→ TASK BRIEF
From the first line of the data below through the line bearing "const yTicksMin = -100, yTicksMax", reproduce each line exactly; do not include pictures.
■ ■ ■
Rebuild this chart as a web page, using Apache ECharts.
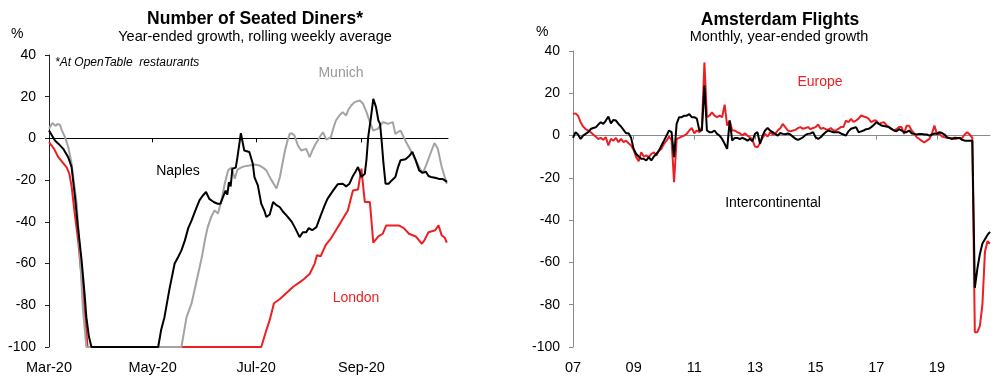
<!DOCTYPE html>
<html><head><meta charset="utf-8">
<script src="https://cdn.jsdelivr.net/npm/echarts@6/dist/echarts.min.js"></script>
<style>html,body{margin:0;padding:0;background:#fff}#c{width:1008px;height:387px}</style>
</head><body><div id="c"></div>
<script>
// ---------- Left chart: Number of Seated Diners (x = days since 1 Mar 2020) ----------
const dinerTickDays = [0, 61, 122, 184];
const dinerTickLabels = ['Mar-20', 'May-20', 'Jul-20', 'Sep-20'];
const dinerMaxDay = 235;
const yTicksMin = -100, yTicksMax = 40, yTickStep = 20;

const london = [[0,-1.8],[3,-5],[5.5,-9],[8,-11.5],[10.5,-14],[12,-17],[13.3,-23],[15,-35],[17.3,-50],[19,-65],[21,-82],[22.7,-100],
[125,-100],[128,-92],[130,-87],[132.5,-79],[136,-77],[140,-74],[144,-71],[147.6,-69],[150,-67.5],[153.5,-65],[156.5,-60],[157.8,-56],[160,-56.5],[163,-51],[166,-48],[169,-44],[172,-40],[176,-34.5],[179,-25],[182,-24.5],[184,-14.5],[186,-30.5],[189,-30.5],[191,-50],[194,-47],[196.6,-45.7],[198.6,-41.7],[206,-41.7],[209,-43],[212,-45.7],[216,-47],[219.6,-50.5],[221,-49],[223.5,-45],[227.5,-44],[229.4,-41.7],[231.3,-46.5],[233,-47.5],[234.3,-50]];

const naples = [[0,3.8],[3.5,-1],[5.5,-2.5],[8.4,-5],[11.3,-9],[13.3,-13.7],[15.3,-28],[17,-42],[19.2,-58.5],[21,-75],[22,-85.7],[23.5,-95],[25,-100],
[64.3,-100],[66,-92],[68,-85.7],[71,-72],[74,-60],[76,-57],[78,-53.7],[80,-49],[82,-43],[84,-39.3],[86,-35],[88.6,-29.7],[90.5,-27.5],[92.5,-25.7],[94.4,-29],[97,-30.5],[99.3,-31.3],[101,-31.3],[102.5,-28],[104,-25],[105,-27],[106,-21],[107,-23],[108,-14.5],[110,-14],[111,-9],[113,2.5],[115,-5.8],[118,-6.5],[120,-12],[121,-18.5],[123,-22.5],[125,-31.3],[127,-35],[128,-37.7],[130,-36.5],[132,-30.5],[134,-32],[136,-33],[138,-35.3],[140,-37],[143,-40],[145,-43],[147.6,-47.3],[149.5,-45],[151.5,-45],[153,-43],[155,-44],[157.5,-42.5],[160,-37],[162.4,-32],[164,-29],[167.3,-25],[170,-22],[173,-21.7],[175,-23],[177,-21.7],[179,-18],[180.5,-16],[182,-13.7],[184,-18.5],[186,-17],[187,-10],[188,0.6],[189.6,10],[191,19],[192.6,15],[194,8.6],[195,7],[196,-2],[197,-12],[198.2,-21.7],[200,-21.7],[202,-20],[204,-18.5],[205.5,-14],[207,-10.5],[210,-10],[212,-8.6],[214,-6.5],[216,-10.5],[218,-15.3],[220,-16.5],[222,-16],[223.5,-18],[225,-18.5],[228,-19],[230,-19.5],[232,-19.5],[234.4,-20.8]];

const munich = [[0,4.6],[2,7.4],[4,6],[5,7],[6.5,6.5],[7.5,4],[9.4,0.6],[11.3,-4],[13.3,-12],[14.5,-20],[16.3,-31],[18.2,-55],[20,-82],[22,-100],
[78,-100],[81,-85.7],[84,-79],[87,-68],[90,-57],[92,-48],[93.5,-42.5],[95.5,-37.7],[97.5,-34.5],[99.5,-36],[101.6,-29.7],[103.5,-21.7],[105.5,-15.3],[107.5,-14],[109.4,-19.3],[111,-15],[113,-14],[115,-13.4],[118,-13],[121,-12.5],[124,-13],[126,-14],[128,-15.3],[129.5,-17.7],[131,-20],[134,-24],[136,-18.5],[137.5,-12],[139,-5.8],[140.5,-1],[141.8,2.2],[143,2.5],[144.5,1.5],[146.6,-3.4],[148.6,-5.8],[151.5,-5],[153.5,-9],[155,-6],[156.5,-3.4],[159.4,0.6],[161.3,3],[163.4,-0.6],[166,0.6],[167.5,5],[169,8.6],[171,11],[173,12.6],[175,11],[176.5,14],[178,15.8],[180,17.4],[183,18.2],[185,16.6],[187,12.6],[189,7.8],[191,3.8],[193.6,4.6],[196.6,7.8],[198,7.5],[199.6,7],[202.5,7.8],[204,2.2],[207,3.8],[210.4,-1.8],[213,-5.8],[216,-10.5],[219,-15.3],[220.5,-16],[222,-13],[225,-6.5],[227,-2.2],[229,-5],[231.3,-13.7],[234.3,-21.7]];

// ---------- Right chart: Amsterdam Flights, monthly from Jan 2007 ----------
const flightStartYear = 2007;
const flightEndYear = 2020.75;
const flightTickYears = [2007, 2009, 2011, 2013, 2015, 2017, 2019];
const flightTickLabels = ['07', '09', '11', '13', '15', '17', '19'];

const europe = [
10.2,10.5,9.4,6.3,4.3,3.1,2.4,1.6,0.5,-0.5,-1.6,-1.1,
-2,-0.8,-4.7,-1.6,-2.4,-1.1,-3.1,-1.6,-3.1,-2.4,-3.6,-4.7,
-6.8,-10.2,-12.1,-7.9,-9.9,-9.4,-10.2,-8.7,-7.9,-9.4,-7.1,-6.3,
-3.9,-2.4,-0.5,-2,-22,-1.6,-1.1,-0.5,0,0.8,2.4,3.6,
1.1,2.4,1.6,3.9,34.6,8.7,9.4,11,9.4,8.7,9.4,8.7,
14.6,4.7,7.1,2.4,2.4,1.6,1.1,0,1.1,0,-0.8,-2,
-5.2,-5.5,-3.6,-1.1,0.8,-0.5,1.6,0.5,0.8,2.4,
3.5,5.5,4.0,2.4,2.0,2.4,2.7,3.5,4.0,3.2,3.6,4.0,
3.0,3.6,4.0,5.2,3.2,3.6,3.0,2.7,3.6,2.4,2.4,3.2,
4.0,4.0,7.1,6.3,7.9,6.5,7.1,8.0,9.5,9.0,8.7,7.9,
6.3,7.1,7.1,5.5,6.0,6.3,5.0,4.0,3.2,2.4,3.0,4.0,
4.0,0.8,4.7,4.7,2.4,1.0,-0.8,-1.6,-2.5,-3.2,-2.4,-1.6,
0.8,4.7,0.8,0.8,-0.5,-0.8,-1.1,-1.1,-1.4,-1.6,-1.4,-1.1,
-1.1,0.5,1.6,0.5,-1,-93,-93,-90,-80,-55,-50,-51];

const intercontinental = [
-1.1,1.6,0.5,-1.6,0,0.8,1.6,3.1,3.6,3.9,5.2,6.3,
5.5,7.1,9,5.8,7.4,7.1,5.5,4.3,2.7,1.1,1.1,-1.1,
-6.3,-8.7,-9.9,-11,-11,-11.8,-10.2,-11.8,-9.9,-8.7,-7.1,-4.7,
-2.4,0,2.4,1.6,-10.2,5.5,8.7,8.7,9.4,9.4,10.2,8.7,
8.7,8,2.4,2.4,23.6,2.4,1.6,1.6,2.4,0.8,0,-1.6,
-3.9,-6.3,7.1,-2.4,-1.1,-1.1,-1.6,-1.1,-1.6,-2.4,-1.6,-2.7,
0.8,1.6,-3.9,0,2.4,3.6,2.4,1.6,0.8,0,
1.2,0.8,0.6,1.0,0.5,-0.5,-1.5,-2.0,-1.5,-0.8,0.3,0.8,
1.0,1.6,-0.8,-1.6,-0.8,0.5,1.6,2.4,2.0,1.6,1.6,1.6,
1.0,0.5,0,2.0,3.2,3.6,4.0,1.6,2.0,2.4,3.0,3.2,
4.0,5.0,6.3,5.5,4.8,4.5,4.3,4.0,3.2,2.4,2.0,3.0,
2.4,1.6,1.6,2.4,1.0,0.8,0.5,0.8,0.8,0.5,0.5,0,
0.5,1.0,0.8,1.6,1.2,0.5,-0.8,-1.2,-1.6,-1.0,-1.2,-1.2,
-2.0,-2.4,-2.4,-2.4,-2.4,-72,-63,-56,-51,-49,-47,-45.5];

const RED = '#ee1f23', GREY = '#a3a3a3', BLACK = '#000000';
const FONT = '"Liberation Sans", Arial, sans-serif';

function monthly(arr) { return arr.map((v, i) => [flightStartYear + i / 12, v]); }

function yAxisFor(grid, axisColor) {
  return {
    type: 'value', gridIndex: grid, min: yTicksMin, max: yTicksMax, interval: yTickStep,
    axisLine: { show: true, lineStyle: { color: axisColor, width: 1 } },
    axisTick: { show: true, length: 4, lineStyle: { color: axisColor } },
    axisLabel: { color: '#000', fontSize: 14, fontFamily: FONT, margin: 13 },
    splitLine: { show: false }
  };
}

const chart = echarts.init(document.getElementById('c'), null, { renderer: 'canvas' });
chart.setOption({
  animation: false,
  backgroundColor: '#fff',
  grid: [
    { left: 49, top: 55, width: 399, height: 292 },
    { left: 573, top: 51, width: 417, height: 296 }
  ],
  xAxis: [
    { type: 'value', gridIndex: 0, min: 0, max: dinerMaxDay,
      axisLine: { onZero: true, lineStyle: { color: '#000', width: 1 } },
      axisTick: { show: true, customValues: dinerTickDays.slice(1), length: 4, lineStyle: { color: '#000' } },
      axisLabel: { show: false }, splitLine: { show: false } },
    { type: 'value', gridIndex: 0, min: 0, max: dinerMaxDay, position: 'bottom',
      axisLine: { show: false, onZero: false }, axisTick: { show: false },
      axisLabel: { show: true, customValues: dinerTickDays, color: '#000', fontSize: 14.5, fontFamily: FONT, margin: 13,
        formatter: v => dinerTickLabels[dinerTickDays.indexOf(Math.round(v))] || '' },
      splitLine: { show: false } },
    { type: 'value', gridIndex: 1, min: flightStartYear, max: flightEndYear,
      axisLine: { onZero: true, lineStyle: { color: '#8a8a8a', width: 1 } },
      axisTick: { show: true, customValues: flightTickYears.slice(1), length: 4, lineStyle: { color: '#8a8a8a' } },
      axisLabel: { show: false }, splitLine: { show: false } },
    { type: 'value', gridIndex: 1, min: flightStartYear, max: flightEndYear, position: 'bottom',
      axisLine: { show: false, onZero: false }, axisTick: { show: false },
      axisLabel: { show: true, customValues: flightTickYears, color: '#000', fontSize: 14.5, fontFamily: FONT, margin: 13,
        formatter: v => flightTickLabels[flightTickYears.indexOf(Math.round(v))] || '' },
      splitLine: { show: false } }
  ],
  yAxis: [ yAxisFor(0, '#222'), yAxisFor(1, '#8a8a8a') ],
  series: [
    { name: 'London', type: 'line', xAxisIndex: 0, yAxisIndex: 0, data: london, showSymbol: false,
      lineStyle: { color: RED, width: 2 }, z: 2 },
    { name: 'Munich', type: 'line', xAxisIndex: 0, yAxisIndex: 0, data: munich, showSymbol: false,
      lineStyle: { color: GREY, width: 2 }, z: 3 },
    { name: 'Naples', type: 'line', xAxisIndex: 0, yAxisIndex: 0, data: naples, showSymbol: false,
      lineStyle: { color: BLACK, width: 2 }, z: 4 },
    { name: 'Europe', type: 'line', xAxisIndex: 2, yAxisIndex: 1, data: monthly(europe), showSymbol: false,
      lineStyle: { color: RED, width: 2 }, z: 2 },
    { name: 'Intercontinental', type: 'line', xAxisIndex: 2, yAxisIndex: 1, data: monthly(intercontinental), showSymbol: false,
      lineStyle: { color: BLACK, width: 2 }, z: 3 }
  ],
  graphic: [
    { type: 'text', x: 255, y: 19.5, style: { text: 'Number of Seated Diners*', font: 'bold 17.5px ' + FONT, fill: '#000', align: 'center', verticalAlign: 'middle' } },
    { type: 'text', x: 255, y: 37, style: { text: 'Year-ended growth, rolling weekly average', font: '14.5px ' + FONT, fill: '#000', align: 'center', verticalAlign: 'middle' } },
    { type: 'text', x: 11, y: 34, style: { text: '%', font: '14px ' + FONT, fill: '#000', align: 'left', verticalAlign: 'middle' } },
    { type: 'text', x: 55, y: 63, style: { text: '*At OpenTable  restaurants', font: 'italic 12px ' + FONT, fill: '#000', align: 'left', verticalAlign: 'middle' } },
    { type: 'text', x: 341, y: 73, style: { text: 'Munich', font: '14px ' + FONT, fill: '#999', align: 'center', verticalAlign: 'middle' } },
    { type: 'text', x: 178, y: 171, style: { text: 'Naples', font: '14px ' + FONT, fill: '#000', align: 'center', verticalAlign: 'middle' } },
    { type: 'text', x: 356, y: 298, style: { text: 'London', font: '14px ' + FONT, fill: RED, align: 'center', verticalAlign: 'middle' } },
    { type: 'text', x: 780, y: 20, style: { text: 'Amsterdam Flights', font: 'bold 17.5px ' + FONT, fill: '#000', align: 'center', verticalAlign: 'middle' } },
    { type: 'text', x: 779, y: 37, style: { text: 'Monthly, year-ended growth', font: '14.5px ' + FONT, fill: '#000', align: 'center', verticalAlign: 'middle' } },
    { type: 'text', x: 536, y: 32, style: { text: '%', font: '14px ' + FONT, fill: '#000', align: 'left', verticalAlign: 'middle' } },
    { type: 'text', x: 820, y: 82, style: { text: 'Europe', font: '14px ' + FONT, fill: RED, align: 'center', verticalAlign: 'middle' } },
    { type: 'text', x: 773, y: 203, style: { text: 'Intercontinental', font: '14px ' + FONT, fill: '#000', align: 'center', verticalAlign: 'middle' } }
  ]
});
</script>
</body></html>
■ ■ ■
→ ANSWER TO THE PROBLEM
Rebuild this chart as a web page, using Apache ECharts.
<!DOCTYPE html>
<html><head><meta charset="utf-8">
<script src="https://cdn.jsdelivr.net/npm/echarts@6/dist/echarts.min.js"></script>
<style>html,body{margin:0;padding:0;background:#fff}#c{width:1008px;height:387px}</style>
</head><body><div id="c"></div>
<script>
// ---------- Left chart: Number of Seated Diners (x = days since 1 Mar 2020) ----------
const dinerTickDays = [0, 61, 122, 184];
const dinerTickLabels = ['Mar-20', 'May-20', 'Jul-20', 'Sep-20'];
const dinerMaxDay = 235;
const yTicksMin = -100, yTicksMax = 40, yTickStep = 20;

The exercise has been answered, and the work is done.